Fires on the Coast
This article is from the archive of The New York Sun before the launch of its new website in 2022. The Sun has neither altered nor updated such articles but will seek to correct any errors, mis-categorizations or other problems introduced during transfer.

It is difficult for most of us New Yorkers even to imagine the kind of conflagration that is rampaging on the coast. Flames are surrounding neighborhoods, leaping from house to house, and leaving thousands burned out and homeless. The photographs being transmitted, such as the satellite view of the arc where California meets the Pacific, which we carry on page one, indicate an amazing scale to these blazes. The fires are a human tragedy and a tragedy of nature, compounded by reports earlier this year that said captured Al Qaeda members told interrogators that some terrorists had discussed the possibility of setting wildfires in America.

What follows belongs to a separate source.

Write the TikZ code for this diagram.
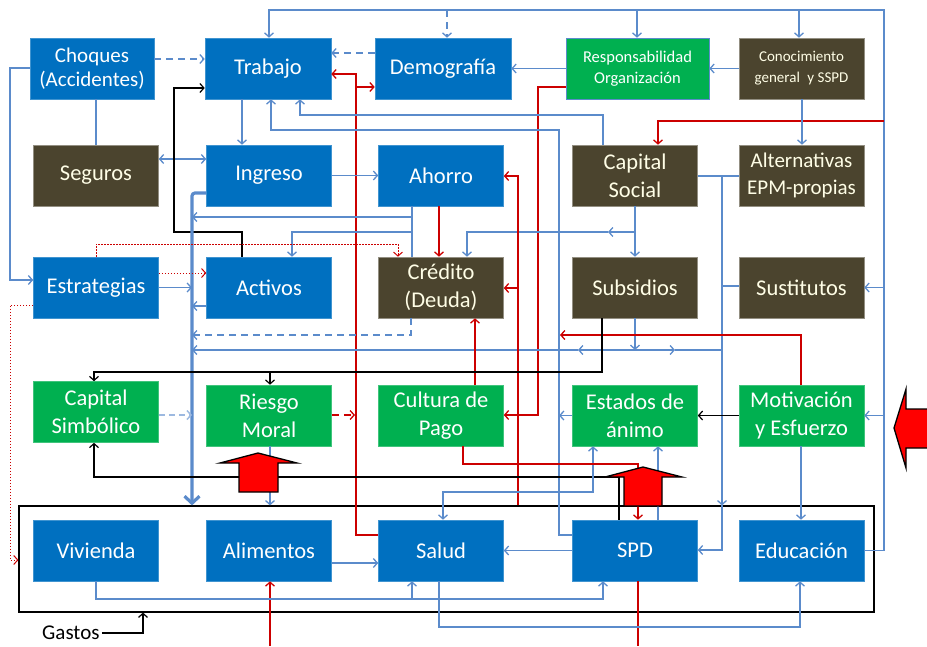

A Los Angeles spokesman quoted by our Josh Gerstein dismissed that possibility yesterday as “far-fetched.” There has been no lightning activity in Southern California in recent days, Mr. Gerstein reported, so authorities believe that most, if not all, of the fires were caused by people. One fire was apparently ignited by a lost hunter who hoped it would bring about a rescue. No matter what turns out to be the cause of these fires, many New Yorkers will be thinking of their countrymen and women on the coast.